Earlier this year, the film Mirror Mirror took a stab at retelling the Snow White fairy tale. Directed by Tarsem Singh, the result was a largely tongue-in-cheek version that occasionally poked fun at fairy tale conventions, featured Julia Roberts chewing scenery as the evil Queen with an intermittent British accent, had sets that looked to be made of candy and pastry, and largely disappointed at the box office.
The newest version, Snow White and the Huntsman, takes a radically different and, in my opinion, much braver approach, hearkening back to the darker, more menacing roots of traditional fairy tales, which were largely created to scare children into obeying rules, not delighting and entertaining them to play dress-up. The result is a film that seems to meld elements of Game of Thrones (royal intrigue); the Lord of the Rings trilogy (epic battles); the Harry Potter films (magic, monsters, messiah); and with Kristen Stewart playing Snow White with a pretty boy and a hunk longing for her, a good helping of Twilight. Despite the runaway successes of these franchises, Snow White and the Huntsman ends up being a decent but not great film that, despite some considerable strengths, may struggle to find its audience. Watch the trailer for Snow White and the Huntsman below.
The good news starts with the film's truly Oscar-worthy technical feats. Greig Fraser's cinematography is magnificent, whether it's capturing interiors that only seem lit by torches or gray sunlight, a kingdom and countryside drained by an oppressive and ruinous evil, or battle scenes that capture the chaos of medieval warfare with camerawork that's shaky but not too shaky. The costumes are terrific, particularly those worn by Charlize Theron as evil queen Ravenna, which always look glamorous whether she's wearing shimmering gold that could appear on today's red carpet, a black feathered number when she's communing with a murder of crow emissaries, or a scaly reptilian gown for the final showdown. The art direction is also top notch, especially the tangled and menacing Dark Forest, and both the castles and the villages outside it feel lived in even as Ravenna is draining them of hope.

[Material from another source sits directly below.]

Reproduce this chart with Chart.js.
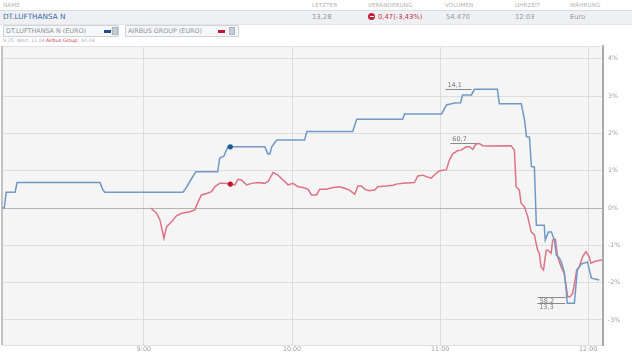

In terms of acting, Theron steals the show, giving us a rare glimpse into what motivates someone to become an evil sorceress, having learned at an early age that beauty and magic are the only ways to wrest power from men who would use and abuse her when her looks fade, which explains her obsession with beauty and why she's willing to kill so many to feed the spell that keeps her wrinkles at bay. Chris Hemsworth (Thor!) does a good job as the Huntsman, bringing the manly, charming gruffness that seems to be the hallmark of Australian male actors, though I felt there was a missed opportunity to make him a more reluctant wiseguy in the vein of Han Solo. Unlike Mirror Mirror , which had actual little people play the seven dwarves, Snow White and the Huntsman took regular-sized actors and shrunk them using tricks and digital effects, which allowed them to get a much higher caliber of actor, including Ian McShane, Bob Hoskins, Ray Winstone and Toby Jones, who unfortunately feel underused.
Sadly, the bad news is Stewart, whose performance seems transplanted from the Twilight films since she spends so much of both looking either bewildered or angst-ridden with the weight of the world on her shoulders when she isn't running for her life. While the film does well to show how Ravenna and the Huntsman became the people they are (the Huntsman became a moody drunk after losing his beloved wife), it's hard to relate to Snow White, who seems amazingly well-adjusted for someone whose father was murdered by her stepmom and was locked away to spend her formative years in a squalid prison cell. While I know Snow White and the Huntsman isn't a documentary, how she could be so clear-headed and motivated to take back her kingdom after all she'd been through instead of curling up in a ball due to post-traumatic stress disorder was a mystery to me, nor was she believable giving a speech to inspire an outmatched army or wearing armor and wielding a sword that probably weighed more than her. The fact that wild animals and magical beings love her is attributed to her beauty and purity, though I guess there isn't much opportunity for youthful indiscretions when you're behind bars.
It's admirable that the filmmakers made such a serious film, but this might turn off younger viewers and Twilight fans hoping for big romance. Boys might appreciate the action but may be kept at bay by the film's title. While there's some great stuff to see in Snow White and the Huntsman, I'm not quite sure who will be seeing it.